The journal: Debit Markdown Expense for the discount value, Debit Cash for the discounted price, Credit Sales Revenue at full list, Credit Inventory at WAC, Debit COGS at WAC. Markdown is tracked separately from regular sales, so gross margin reports show how much you are giving up to clear near-expiry stock — a useful KPI to keep purchasing honest.

Setting up fefo in a working pharmacy.

Step 1: enable batch tracking on all SKUs that have an expiry — this might be 60% of your catalog for a pharmacy, 30% for an FMCG distributor. Step 2: enforce expiry capture at receipt. The receiver cannot save a goods receipt without entering expiry on every batch-tracked line. Step 3: configure FEFO as the default issue method on those SKUs. Step 4: turn on near-expiry alerts at 60, 30, and 14 days.

Step 5 is the hardest: train staff. Pickers used to grabbing whatever is at the front need to learn to follow the system pick instruction. Do this with carrot and stick — a small bonus for a clean batch month, a write-off review for branches that consistently expire stock that the system told them to sell first. Six months in, expiry write-off should drop by half or more.

Frequently asked

Common questions.

Is FEFO required by drug regulators?

The FDA (US), MHRA (UK), TGA (Australia), and most other pharma regulators require batch traceability and expiry control. FEFO is the practical implementation. Pharmacies without it risk findings during inspection.

Can I use FEFO for non-expiring items?

No need. Use WAC or FIFO for non-expiring items. FEFO adds operational overhead worth bearing only when expiry exists.

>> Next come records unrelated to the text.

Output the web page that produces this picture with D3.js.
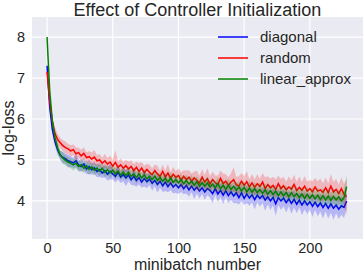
<!DOCTYPE html>
<html>
<head>
<meta charset="utf-8">
<script src="https://cdn.jsdelivr.net/npm/d3@7"></script>
<style>
  body { margin: 0; background: #fff; }
  svg text { font-family: "Liberation Sans", Arial, sans-serif; fill: #262626; }
</style>
</head>
<body>
<div id="chart"></div>
<script>
// minibatch index of each sample = i * step
var step = 2

var seriesNames = ["diagonal", "random", "linear_approx"]
var seriesColors = ["#0000ff", "#ff0000", "#008000"]

var diagonal = [7.3, 6.3, 5.75, 5.45, 5.25, 5.12, 5.06, 5.03, 4.98, 4.96,
  4.93, 4.98, 4.88, 4.84, 4.9, 4.78, 4.84, 4.76, 4.81, 4.72,
  4.76, 4.68, 4.74, 4.65, 4.72, 4.66, 4.6, 4.7, 4.58, 4.64,
  4.56, 4.63, 4.52, 4.6, 4.5, 4.57, 4.46, 4.55, 4.47, 4.53,
  4.43, 4.5, 4.4, 4.48, 4.37, 4.46, 4.35, 4.44, 4.34, 4.4,
  4.32, 4.4, 4.3, 4.38, 4.27, 4.36, 4.26, 4.34, 4.24, 4.32,
  4.22, 4.3, 4.26, 4.18, 4.3, 4.17, 4.26, 4.14, 4.25, 4.13,
  4.22, 4.12, 4.2, 4.08, 4.2, 4.06, 4.17, 4.07, 4.15, 4.03,
  4.14, 4.06, 4.13, 4.02, 4.1, 4.0, 4.09, 3.93, 4.08, 4.0,
  4.07, 3.96, 4.05, 3.94, 4.04, 3.92, 4.02, 3.9, 4.0, 3.9,
  3.98, 3.87, 3.97, 3.86, 3.95, 3.84, 3.94, 3.82, 3.93, 3.82,
  3.9, 3.8, 3.88, 3.84, 4.0]
var random = [7.15, 6.45, 5.95, 5.65, 5.5, 5.42, 5.35, 5.3, 5.27, 5.22,
  5.25, 5.15, 5.18, 5.1, 5.16, 5.06, 5.08, 5.02, 5.07, 4.98,
  5.0, 4.92, 4.98, 4.9, 4.95, 4.85, 4.94, 4.82, 4.88, 4.8,
  4.86, 4.78, 4.84, 4.74, 4.82, 4.72, 4.8, 4.69, 4.77, 4.7,
  4.64, 4.74, 4.66, 4.6, 4.72, 4.58, 4.68, 4.55, 4.65, 4.57,
  4.62, 4.5, 4.6, 4.52, 4.58, 4.48, 4.56, 4.5, 4.44, 4.58,
  4.46, 4.54, 4.42, 4.52, 4.45, 4.4, 4.55, 4.42, 4.48, 4.38,
  4.46, 4.52, 4.4, 4.36, 4.48, 4.38, 4.47, 4.34, 4.44, 4.33,
  4.42, 4.35, 4.46, 4.3, 4.4, 4.32, 4.38, 4.28, 4.42, 4.3,
  4.37, 4.27, 4.34, 4.29, 4.4, 4.25, 4.33, 4.26, 4.36, 4.24,
  4.3, 4.22, 4.34, 4.24, 4.27, 4.21, 4.32, 4.2, 4.36, 4.22,
  4.28, 4.18, 4.3, 4.16, 4.1]
var linear_approx = [8.0, 6.7, 5.95, 5.55, 5.3, 5.12, 5.05, 4.99, 4.95, 4.92,
  4.88, 4.92, 4.84, 4.88, 4.8, 4.86, 4.77, 4.83, 4.75, 4.8,
  4.73, 4.8, 4.7, 4.76, 4.69, 4.75, 4.66, 4.73, 4.63, 4.7,
  4.62, 4.7, 4.6, 4.66, 4.57, 4.66, 4.56, 4.64, 4.54, 4.6,
  4.52, 4.6, 4.5, 4.57, 4.48, 4.55, 4.46, 4.56, 4.45, 4.52,
  4.44, 4.52, 4.42, 4.5, 4.41, 4.48, 4.38, 4.47, 4.36, 4.45,
  4.36, 4.44, 4.34, 4.41, 4.32, 4.42, 4.3, 4.38, 4.28, 4.38,
  4.28, 4.36, 4.26, 4.34, 4.24, 4.33, 4.22, 4.31, 4.21, 4.3,
  4.2, 4.28, 4.18, 4.27, 4.16, 4.25, 4.15, 4.24, 4.13, 4.22,
  4.12, 4.21, 4.1, 4.2, 4.1, 4.18, 4.08, 4.17, 4.06, 4.16,
  4.06, 4.15, 4.05, 4.14, 4.03, 4.13, 4.02, 4.12, 4.01, 4.11,
  4.02, 4.1, 4.0, 4.08, 4.35]

// half width of the shaded band round each line
var diagonalSpread = [0.05, 0.08, 0.1, 0.12, 0.12, 0.1, 0.14, 0.12, 0.15, 0.13,
  0.12, 0.16, 0.14, 0.12, 0.15, 0.13, 0.18, 0.12, 0.15, 0.14,
  0.17, 0.12, 0.16, 0.15, 0.2, 0.13, 0.15, 0.18, 0.14, 0.16,
  0.2, 0.15, 0.13, 0.22, 0.15, 0.17, 0.14, 0.2, 0.16, 0.15,
  0.18, 0.14, 0.2, 0.16, 0.15, 0.22, 0.14, 0.18, 0.16, 0.2,
  0.15, 0.18, 0.14, 0.2, 0.17, 0.15, 0.22, 0.16, 0.18, 0.15,
  0.2, 0.16, 0.18, 0.24, 0.15, 0.2, 0.17, 0.22, 0.16, 0.19,
  0.2, 0.18, 0.25, 0.17, 0.2, 0.16, 0.22, 0.19, 0.18, 0.24,
  0.17, 0.2, 0.18, 0.26, 0.19, 0.22, 0.2, 0.3, 0.18, 0.22,
  0.2, 0.24, 0.18, 0.26, 0.2, 0.22, 0.19, 0.25, 0.21, 0.22,
  0.2, 0.26, 0.19, 0.24, 0.21, 0.27, 0.2, 0.25, 0.22, 0.28,
  0.2, 0.24, 0.22, 0.26, 0.2]
var randomSpread = [0.05, 0.1, 0.12, 0.15, 0.14, 0.12, 0.13, 0.15, 0.12, 0.14,
  0.13, 0.16, 0.12, 0.14, 0.15, 0.13, 0.14, 0.16, 0.18, 0.14,
  0.15, 0.13, 0.17, 0.14, 0.16, 0.15, 0.3, 0.14, 0.16, 0.15,
  0.14, 0.18, 0.15, 0.16, 0.14, 0.2, 0.15, 0.17, 0.14, 0.18,
  0.16, 0.15, 0.2, 0.14, 0.17, 0.16, 0.22, 0.15, 0.18, 0.16,
  0.17, 0.2, 0.15, 0.22, 0.17, 0.19, 0.16, 0.24, 0.18, 0.2,
  0.17, 0.26, 0.18, 0.2, 0.17, 0.22, 0.19, 0.25, 0.18, 0.2,
  0.22, 0.3, 0.19, 0.24, 0.2, 0.22, 0.26, 0.19, 0.22, 0.2,
  0.24, 0.2, 0.22, 0.28, 0.2, 0.23, 0.21, 0.25, 0.2, 0.24,
  0.22, 0.2, 0.26, 0.21, 0.24, 0.22, 0.27, 0.2, 0.25, 0.23,
  0.21, 0.26, 0.22, 0.24, 0.28, 0.22, 0.25, 0.23, 0.3, 0.24,
  0.26, 0.22, 0.28, 0.25, 0.45]
var linearSpread = [0.06, 0.1, 0.12, 0.12, 0.13, 0.12, 0.14, 0.12, 0.13, 0.12,
  0.14, 0.12, 0.13, 0.15, 0.12, 0.13, 0.14, 0.12, 0.13, 0.12,
  0.14, 0.12, 0.13, 0.12, 0.14, 0.12, 0.13, 0.14, 0.12, 0.13,
  0.12, 0.14, 0.13, 0.12, 0.15, 0.13, 0.12, 0.14, 0.13, 0.12,
  0.14, 0.13, 0.15, 0.12, 0.14, 0.13, 0.12, 0.15, 0.13, 0.14,
  0.12, 0.15, 0.13, 0.14, 0.12, 0.16, 0.13, 0.14, 0.15, 0.13,
  0.14, 0.16, 0.13, 0.15, 0.14, 0.16, 0.13, 0.15, 0.14, 0.17,
  0.14, 0.15, 0.16, 0.14, 0.17, 0.15, 0.14, 0.18, 0.15, 0.16,
  0.14, 0.17, 0.15, 0.16, 0.18, 0.15, 0.17, 0.16, 0.15, 0.18,
  0.16, 0.17, 0.15, 0.18, 0.16, 0.17, 0.19, 0.16, 0.18, 0.17,
  0.16, 0.19, 0.17, 0.18, 0.16, 0.19, 0.17, 0.18, 0.2, 0.17,
  0.19, 0.18, 0.2, 0.18, 0.3]

var xTicks = [0, 50, 100, 150, 200]
var yTicks = [4, 5, 6, 7, 8]

var series = [
  {name: seriesNames[0], color: seriesColors[0], values: diagonal, spread: diagonalSpread},
  {name: seriesNames[1], color: seriesColors[1], values: random, spread: randomSpread},
  {name: seriesNames[2], color: seriesColors[2], values: linear_approx, spread: linearSpread}
]

var W = 364, H = 274
var margin = {top: 17, right: 1, bottom: 35, left: 32},
    width = W - margin.left - margin.right,
    height = H - margin.top - margin.bottom

var x = d3.scaleLinear().domain([-11.45, 240.45]).range([0, width])
var y = d3.scaleLinear().domain([3.07, 8.49]).range([height, 0])

var svg = d3.select("#chart").append("svg")
    .attr("width", W)
    .attr("height", H)

var g = svg.append("g")
    .attr("transform", "translate(" + margin.left + "," + margin.top + ")")

g.append("rect")
  .attr("width", width)
  .attr("height", height)
  .attr("fill", "#eaeaf2")

// grid
g.selectAll(".xgrid").data(xTicks).enter().append("line")
  .attr("x1", d => x(d)).attr("x2", d => x(d))
  .attr("y1", 0).attr("y2", height)
  .attr("stroke", "#fff").attr("stroke-width", 1.2)
g.selectAll(".ygrid").data(yTicks).enter().append("line")
  .attr("y1", d => y(d)).attr("y2", d => y(d))
  .attr("x1", 0).attr("x2", width)
  .attr("stroke", "#fff").attr("stroke-width", 1.2)

var area = d3.area()
  .x((d, i) => x(i * step))
  .y0(d => y(d[0] - d[1]))
  .y1(d => y(d[0] + d[1]))
var line = d3.line()
  .x((d, i) => x(i * step))
  .y(d => y(d))

var plot = g.append("g")
series.forEach(function(s) {
  var pairs = s.values.map((v, i) => [v, s.spread[i]])
  plot.append("path")
    .datum(pairs)
    .attr("d", area)
    .attr("fill", s.color)
    .attr("fill-opacity", 0.22)
  plot.append("path")
    .datum(s.values)
    .attr("d", line)
    .attr("fill", "none")
    .attr("stroke", s.color)
    .attr("stroke-width", 1.5)
})

// axes (no domain line, no tick marks, seaborn style)
var xAxis = g.append("g")
  .attr("transform", "translate(0," + height + ")")
  .call(d3.axisBottom(x).tickValues(xTicks).tickSize(0).tickPadding(4))
var yAxis = g.append("g")
  .call(d3.axisLeft(y).tickValues(yTicks).tickFormat(d3.format("d")).tickSize(0).tickPadding(7))
g.selectAll(".domain").remove()
g.selectAll(".tick text")
  .style("font-family", "'Liberation Sans', Arial, sans-serif")
  .style("font-size", "14.5px")
  .attr("fill", "#262626")

svg.append("text")
  .attr("x", margin.left + width / 2)
  .attr("y", 16)
  .style("text-anchor", "middle")
  .style("font-size", "18px")
  .text("Effect of Controller Initialization")

svg.append("text")
  .attr("x", margin.left + width / 2)
  .attr("y", 270)
  .style("text-anchor", "middle")
  .style("font-size", "16px")
  .text("minibatch number")

svg.append("text")
  .attr("transform", "translate(14," + (margin.top + height / 2) + ") rotate(-90)")
  .style("text-anchor", "middle")
  .style("font-size", "16px")
  .text("log-loss")

// legend
var legend = svg.append("g").attr("transform", "translate(218,37)")
series.forEach(function(s, i) {
  legend.append("line")
    .attr("x1", 0).attr("x2", 30)
    .attr("y1", i * 21).attr("y2", i * 21)
    .attr("stroke", s.color).attr("stroke-width", 1.5)
  legend.append("text")
    .attr("x", 42).attr("y", i * 21 + 5)
    .style("font-size", "15px")
    .text(s.name)
})
</script>
</body>
</html>
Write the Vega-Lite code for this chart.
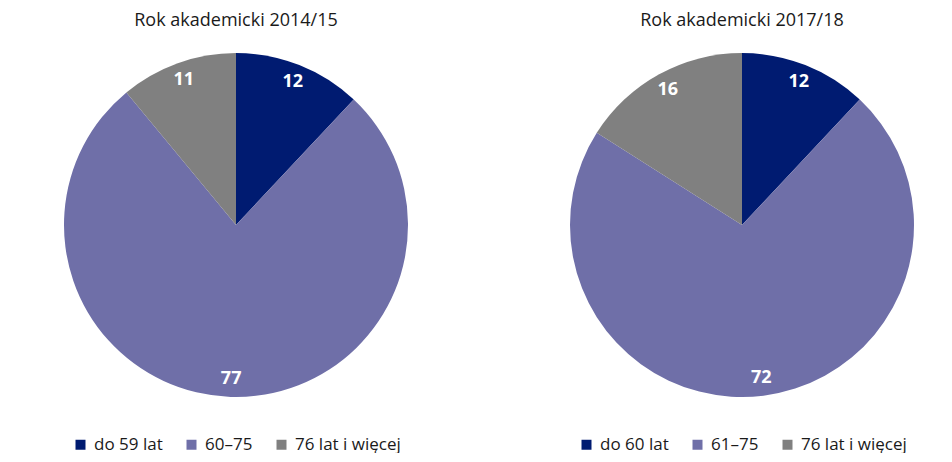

What if the manufacturer batch number is missing?

Refuse the goods. A pharma receipt without manufacturer batch and expiry is not auditable and is a regulatory risk. The supplier should always provide them on the invoice.

How does Nonari handle near-expiry write-offs?

Nonari flags batches at configurable expiry thresholds, supports markdown rules, and on actual expiry posts the remaining batch to Inventory Loss with the original supplier and cost trail intact.

Can I do FEFO without batch tracking?

No. FEFO requires that stock of the same SKU be distinguishable by expiry date. That is what batch tracking provides. Without batches, the system cannot know which units to pick first.